§ **Requirement**: Word for word, quote all of the material, omitting the pictures.

___ Given information

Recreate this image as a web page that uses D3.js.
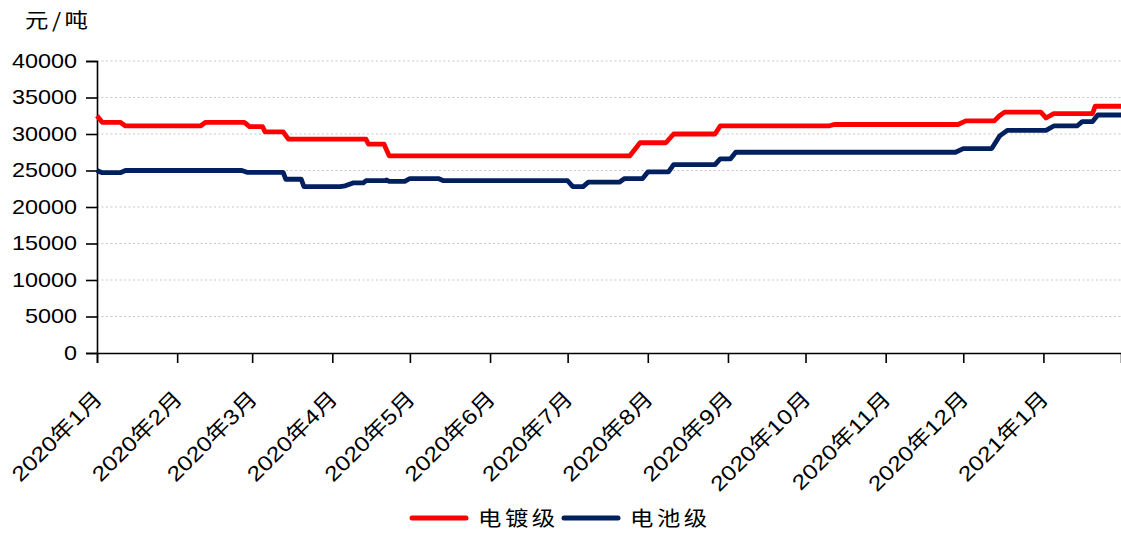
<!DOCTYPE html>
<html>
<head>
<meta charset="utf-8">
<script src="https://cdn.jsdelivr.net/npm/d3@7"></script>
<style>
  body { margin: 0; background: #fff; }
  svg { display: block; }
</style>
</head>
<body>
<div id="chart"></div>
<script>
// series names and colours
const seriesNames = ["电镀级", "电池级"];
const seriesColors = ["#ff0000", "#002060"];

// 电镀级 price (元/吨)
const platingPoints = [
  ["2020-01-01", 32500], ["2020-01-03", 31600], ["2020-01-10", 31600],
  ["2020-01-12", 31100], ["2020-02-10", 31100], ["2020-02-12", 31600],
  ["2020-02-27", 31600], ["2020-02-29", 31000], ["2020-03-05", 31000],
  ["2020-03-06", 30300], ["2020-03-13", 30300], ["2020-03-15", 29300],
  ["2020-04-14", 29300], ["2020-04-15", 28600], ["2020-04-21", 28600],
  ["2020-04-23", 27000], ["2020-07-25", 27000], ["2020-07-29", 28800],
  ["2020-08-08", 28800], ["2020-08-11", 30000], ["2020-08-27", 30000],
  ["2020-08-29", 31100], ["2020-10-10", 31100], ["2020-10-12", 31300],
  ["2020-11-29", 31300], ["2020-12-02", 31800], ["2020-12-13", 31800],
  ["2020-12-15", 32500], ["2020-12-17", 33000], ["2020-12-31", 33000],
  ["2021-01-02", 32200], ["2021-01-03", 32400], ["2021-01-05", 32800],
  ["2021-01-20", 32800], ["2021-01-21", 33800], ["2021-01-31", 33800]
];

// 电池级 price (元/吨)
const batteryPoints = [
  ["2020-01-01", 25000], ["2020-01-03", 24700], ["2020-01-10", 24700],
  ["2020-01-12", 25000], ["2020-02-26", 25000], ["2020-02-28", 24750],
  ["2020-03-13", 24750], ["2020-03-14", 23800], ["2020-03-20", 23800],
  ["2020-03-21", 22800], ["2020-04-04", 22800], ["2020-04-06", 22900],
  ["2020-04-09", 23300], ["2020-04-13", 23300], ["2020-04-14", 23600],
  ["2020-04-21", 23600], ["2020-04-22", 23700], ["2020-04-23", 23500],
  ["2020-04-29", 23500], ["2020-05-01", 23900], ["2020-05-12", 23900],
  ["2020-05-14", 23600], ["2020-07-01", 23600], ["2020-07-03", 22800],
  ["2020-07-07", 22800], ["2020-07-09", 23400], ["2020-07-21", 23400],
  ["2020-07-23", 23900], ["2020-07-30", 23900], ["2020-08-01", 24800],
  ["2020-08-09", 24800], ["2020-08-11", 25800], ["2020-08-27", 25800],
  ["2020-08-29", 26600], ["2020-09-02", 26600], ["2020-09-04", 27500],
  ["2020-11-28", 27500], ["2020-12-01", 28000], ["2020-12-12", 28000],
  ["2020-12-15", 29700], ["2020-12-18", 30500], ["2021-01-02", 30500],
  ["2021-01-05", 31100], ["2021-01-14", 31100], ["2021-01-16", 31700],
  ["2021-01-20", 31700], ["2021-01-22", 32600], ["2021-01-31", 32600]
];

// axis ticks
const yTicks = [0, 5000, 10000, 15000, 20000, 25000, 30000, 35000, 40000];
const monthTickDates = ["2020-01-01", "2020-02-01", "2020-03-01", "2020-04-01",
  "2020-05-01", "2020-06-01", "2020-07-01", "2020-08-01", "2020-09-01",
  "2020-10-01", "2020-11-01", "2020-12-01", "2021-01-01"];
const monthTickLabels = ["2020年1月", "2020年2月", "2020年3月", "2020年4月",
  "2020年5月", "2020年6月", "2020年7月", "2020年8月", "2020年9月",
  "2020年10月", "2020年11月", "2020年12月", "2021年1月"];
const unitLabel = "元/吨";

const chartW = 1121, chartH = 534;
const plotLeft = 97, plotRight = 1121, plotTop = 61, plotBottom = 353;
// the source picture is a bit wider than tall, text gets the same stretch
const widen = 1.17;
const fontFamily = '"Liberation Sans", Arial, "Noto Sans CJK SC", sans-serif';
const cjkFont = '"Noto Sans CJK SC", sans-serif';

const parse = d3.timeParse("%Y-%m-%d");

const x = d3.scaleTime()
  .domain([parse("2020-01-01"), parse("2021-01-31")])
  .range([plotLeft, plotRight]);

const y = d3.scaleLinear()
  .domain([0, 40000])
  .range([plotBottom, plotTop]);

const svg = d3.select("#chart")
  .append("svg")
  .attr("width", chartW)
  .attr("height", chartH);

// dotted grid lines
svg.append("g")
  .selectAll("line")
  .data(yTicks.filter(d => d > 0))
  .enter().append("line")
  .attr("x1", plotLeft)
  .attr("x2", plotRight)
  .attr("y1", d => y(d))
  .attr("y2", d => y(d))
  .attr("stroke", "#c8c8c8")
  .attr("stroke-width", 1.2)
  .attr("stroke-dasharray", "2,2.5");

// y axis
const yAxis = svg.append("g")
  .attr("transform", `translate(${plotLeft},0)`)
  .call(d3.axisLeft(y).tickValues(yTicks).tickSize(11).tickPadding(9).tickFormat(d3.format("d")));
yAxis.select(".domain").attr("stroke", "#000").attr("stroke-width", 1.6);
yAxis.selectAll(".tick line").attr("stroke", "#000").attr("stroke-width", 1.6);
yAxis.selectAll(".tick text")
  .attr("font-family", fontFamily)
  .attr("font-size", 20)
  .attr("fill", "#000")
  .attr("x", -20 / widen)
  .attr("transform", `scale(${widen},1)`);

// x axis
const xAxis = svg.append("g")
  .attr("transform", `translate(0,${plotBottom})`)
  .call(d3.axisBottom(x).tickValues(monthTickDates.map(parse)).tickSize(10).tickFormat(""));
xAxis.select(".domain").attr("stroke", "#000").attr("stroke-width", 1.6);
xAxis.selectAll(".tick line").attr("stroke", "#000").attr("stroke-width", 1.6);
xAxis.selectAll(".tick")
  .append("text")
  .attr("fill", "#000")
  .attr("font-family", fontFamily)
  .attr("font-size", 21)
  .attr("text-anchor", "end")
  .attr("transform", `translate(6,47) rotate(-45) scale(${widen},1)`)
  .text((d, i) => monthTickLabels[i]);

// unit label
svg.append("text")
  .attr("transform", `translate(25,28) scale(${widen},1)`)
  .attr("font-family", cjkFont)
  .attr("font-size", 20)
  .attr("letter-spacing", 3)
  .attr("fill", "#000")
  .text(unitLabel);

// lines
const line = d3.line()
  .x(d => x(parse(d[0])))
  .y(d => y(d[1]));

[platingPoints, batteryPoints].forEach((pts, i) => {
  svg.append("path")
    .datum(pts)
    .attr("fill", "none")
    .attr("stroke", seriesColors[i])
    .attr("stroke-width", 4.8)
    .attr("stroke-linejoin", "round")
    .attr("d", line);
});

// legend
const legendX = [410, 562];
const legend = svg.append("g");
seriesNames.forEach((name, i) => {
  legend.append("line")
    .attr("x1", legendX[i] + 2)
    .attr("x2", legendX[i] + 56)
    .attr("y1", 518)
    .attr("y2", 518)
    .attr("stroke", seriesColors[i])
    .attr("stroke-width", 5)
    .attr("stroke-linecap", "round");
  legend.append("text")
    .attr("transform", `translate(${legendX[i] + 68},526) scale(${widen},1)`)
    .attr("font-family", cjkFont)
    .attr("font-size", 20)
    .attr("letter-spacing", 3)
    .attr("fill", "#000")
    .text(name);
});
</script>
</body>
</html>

______

§ **Result for this exercise**:
Recreate this image as a web page that uses D3.js.
<!DOCTYPE html>
<html>
<head>
<meta charset="utf-8">
<script src="https://cdn.jsdelivr.net/npm/d3@7"></script>
<style>
  body { margin: 0; background: #fff; }
  svg { display: block; }
</style>
</head>
<body>
<div id="chart"></div>
<script>
// series names and colours
const seriesNames = ["电镀级", "电池级"];
const seriesColors = ["#ff0000", "#002060"];

// 电镀级 price (元/吨)
const platingPoints = [
  ["2020-01-01", 32500], ["2020-01-03", 31600], ["2020-01-10", 31600],
  ["2020-01-12", 31100], ["2020-02-10", 31100], ["2020-02-12", 31600],
  ["2020-02-27", 31600], ["2020-02-29", 31000], ["2020-03-05", 31000],
  ["2020-03-06", 30300], ["2020-03-13", 30300], ["2020-03-15", 29300],
  ["2020-04-14", 29300], ["2020-04-15", 28600], ["2020-04-21", 28600],
  ["2020-04-23", 27000], ["2020-07-25", 27000], ["2020-07-29", 28800],
  ["2020-08-08", 28800], ["2020-08-11", 30000], ["2020-08-27", 30000],
  ["2020-08-29", 31100], ["2020-10-10", 31100], ["2020-10-12", 31300],
  ["2020-11-29", 31300], ["2020-12-02", 31800], ["2020-12-13", 31800],
  ["2020-12-15", 32500], ["2020-12-17", 33000], ["2020-12-31", 33000],
  ["2021-01-02", 32200], ["2021-01-03", 32400], ["2021-01-05", 32800],
  ["2021-01-20", 32800], ["2021-01-21", 33800], ["2021-01-31", 33800]
];

// 电池级 price (元/吨)
const batteryPoints = [
  ["2020-01-01", 25000], ["2020-01-03", 24700], ["2020-01-10", 24700],
  ["2020-01-12", 25000], ["2020-02-26", 25000], ["2020-02-28", 24750],
  ["2020-03-13", 24750], ["2020-03-14", 23800], ["2020-03-20", 23800],
  ["2020-03-21", 22800], ["2020-04-04", 22800], ["2020-04-06", 22900],
  ["2020-04-09", 23300], ["2020-04-13", 23300], ["2020-04-14", 23600],
  ["2020-04-21", 23600], ["2020-04-22", 23700], ["2020-04-23", 23500],
  ["2020-04-29", 23500], ["2020-05-01", 23900], ["2020-05-12", 23900],
  ["2020-05-14", 23600], ["2020-07-01", 23600], ["2020-07-03", 22800],
  ["2020-07-07", 22800], ["2020-07-09", 23400], ["2020-07-21", 23400],
  ["2020-07-23", 23900], ["2020-07-30", 23900], ["2020-08-01", 24800],
  ["2020-08-09", 24800], ["2020-08-11", 25800], ["2020-08-27", 25800],
  ["2020-08-29", 26600], ["2020-09-02", 26600], ["2020-09-04", 27500],
  ["2020-11-28", 27500], ["2020-12-01", 28000], ["2020-12-12", 28000],
  ["2020-12-15", 29700], ["2020-12-18", 30500], ["2021-01-02", 30500],
  ["2021-01-05", 31100], ["2021-01-14", 31100], ["2021-01-16", 31700],
  ["2021-01-20", 31700], ["2021-01-22", 32600], ["2021-01-31", 32600]
];

// axis ticks
const yTicks = [0, 5000, 10000, 15000, 20000, 25000, 30000, 35000, 40000];
const monthTickDates = ["2020-01-01", "2020-02-01", "2020-03-01", "2020-04-01",
  "2020-05-01", "2020-06-01", "2020-07-01", "2020-08-01", "2020-09-01",
  "2020-10-01", "2020-11-01", "2020-12-01", "2021-01-01"];
const monthTickLabels = ["2020年1月", "2020年2月", "2020年3月", "2020年4月",
  "2020年5月", "2020年6月", "2020年7月", "2020年8月", "2020年9月",
  "2020年10月", "2020年11月", "2020年12月", "2021年1月"];
const unitLabel = "元/吨";

const chartW = 1121, chartH = 534;
const plotLeft = 97, plotRight = 1121, plotTop = 61, plotBottom = 353;
// the source picture is a bit wider than tall, text gets the same stretch
const widen = 1.17;
const fontFamily = '"Liberation Sans", Arial, "Noto Sans CJK SC", sans-serif';
const cjkFont = '"Noto Sans CJK SC", sans-serif';

const parse = d3.timeParse("%Y-%m-%d");

const x = d3.scaleTime()
  .domain([parse("2020-01-01"), parse("2021-01-31")])
  .range([plotLeft, plotRight]);

const y = d3.scaleLinear()
  .domain([0, 40000])
  .range([plotBottom, plotTop]);

const svg = d3.select("#chart")
  .append("svg")
  .attr("width", chartW)
  .attr("height", chartH);

// dotted grid lines
svg.append("g")
  .selectAll("line")
  .data(yTicks.filter(d => d > 0))
  .enter().append("line")
  .attr("x1", plotLeft)
  .attr("x2", plotRight)
  .attr("y1", d => y(d))
  .attr("y2", d => y(d))
  .attr("stroke", "#c8c8c8")
  .attr("stroke-width", 1.2)
  .attr("stroke-dasharray", "2,2.5");

// y axis
const yAxis = svg.append("g")
  .attr("transform", `translate(${plotLeft},0)`)
  .call(d3.axisLeft(y).tickValues(yTicks).tickSize(11).tickPadding(9).tickFormat(d3.format("d")));
yAxis.select(".domain").attr("stroke", "#000").attr("stroke-width", 1.6);
yAxis.selectAll(".tick line").attr("stroke", "#000").attr("stroke-width", 1.6);
yAxis.selectAll(".tick text")
  .attr("font-family", fontFamily)
  .attr("font-size", 20)
  .attr("fill", "#000")
  .attr("x", -20 / widen)
  .attr("transform", `scale(${widen},1)`);

// x axis
const xAxis = svg.append("g")
  .attr("transform", `translate(0,${plotBottom})`)
  .call(d3.axisBottom(x).tickValues(monthTickDates.map(parse)).tickSize(10).tickFormat(""));
xAxis.select(".domain").attr("stroke", "#000").attr("stroke-width", 1.6);
xAxis.selectAll(".tick line").attr("stroke", "#000").attr("stroke-width", 1.6);
xAxis.selectAll(".tick")
  .append("text")
  .attr("fill", "#000")
  .attr("font-family", fontFamily)
  .attr("font-size", 21)
  .attr("text-anchor", "end")
  .attr("transform", `translate(6,47) rotate(-45) scale(${widen},1)`)
  .text((d, i) => monthTickLabels[i]);

// unit label
svg.append("text")
  .attr("transform", `translate(25,28) scale(${widen},1)`)
  .attr("font-family", cjkFont)
  .attr("font-size", 20)
  .attr("letter-spacing", 3)
  .attr("fill", "#000")
  .text(unitLabel);

// lines
const line = d3.line()
  .x(d => x(parse(d[0])))
  .y(d => y(d[1]));

[platingPoints, batteryPoints].forEach((pts, i) => {
  svg.append("path")
    .datum(pts)
    .attr("fill", "none")
    .attr("stroke", seriesColors[i])
    .attr("stroke-width", 4.8)
    .attr("stroke-linejoin", "round")
    .attr("d", line);
});

// legend
const legendX = [410, 562];
const legend = svg.append("g");
seriesNames.forEach((name, i) => {
  legend.append("line")
    .attr("x1", legendX[i] + 2)
    .attr("x2", legendX[i] + 56)
    .attr("y1", 518)
    .attr("y2", 518)
    .attr("stroke", seriesColors[i])
    .attr("stroke-width", 5)
    .attr("stroke-linecap", "round");
  legend.append("text")
    .attr("transform", `translate(${legendX[i] + 68},526) scale(${widen},1)`)
    .attr("font-family", cjkFont)
    .attr("font-size", 20)
    .attr("letter-spacing", 3)
    .attr("fill", "#000")
    .text(name);
});
</script>
</body>
</html>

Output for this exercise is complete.